Take the lines from the top down to and including the one with "(0,0) rectangle (554,590);" and repeat them exactly. Omit images.

══════════

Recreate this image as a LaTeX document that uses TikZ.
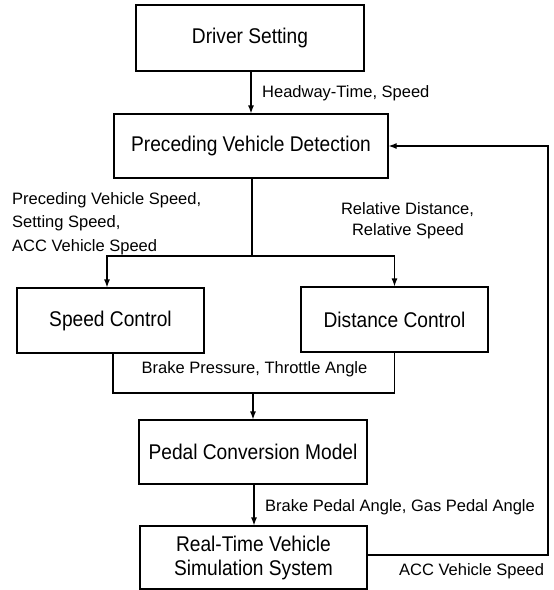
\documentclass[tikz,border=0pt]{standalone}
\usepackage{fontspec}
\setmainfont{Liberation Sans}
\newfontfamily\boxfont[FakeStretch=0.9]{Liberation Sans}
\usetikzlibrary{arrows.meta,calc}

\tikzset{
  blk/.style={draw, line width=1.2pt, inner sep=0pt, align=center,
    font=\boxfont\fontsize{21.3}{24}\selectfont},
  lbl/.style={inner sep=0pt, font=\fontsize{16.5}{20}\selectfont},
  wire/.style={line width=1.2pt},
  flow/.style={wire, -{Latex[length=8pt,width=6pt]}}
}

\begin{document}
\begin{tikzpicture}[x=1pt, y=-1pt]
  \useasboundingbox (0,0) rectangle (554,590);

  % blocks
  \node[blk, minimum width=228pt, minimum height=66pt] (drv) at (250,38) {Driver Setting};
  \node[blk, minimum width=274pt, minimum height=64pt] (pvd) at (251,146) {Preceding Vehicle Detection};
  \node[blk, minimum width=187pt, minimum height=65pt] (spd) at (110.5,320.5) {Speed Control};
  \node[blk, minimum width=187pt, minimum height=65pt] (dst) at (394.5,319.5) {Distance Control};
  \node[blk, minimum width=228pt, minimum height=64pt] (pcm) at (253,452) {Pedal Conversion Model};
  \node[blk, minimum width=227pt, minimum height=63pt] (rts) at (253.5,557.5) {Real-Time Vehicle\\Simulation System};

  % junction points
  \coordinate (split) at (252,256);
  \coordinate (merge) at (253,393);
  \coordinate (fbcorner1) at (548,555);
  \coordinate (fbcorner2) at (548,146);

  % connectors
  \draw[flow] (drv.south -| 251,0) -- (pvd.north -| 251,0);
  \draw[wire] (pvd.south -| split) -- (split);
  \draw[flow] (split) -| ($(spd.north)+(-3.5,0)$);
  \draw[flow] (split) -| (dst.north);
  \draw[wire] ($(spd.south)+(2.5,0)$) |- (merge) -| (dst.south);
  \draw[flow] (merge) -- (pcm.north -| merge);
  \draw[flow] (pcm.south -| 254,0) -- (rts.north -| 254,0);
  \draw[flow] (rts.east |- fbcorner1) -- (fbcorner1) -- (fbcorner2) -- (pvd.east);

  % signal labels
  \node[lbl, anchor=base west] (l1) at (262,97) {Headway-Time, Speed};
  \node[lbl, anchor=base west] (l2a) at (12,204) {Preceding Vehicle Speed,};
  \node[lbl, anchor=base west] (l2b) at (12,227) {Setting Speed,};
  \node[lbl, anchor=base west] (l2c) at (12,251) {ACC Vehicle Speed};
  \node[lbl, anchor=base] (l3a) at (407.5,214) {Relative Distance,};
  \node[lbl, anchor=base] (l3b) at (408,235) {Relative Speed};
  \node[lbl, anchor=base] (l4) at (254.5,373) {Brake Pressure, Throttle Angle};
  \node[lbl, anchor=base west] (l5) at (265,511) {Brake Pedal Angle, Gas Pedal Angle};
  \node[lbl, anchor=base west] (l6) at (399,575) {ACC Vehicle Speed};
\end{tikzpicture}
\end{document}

══════════

▶ **Solution to the exercise**
Recreate this image as a LaTeX document that uses TikZ.
\documentclass[tikz,border=0pt]{standalone}
\usepackage{fontspec}
\setmainfont{Liberation Sans}
\newfontfamily\boxfont[FakeStretch=0.9]{Liberation Sans}
\usetikzlibrary{arrows.meta,calc}

\tikzset{
  blk/.style={draw, line width=1.2pt, inner sep=0pt, align=center,
    font=\boxfont\fontsize{21.3}{24}\selectfont},
  lbl/.style={inner sep=0pt, font=\fontsize{16.5}{20}\selectfont},
  wire/.style={line width=1.2pt},
  flow/.style={wire, -{Latex[length=8pt,width=6pt]}}
}

\begin{document}
\begin{tikzpicture}[x=1pt, y=-1pt]
  \useasboundingbox (0,0) rectangle (554,590);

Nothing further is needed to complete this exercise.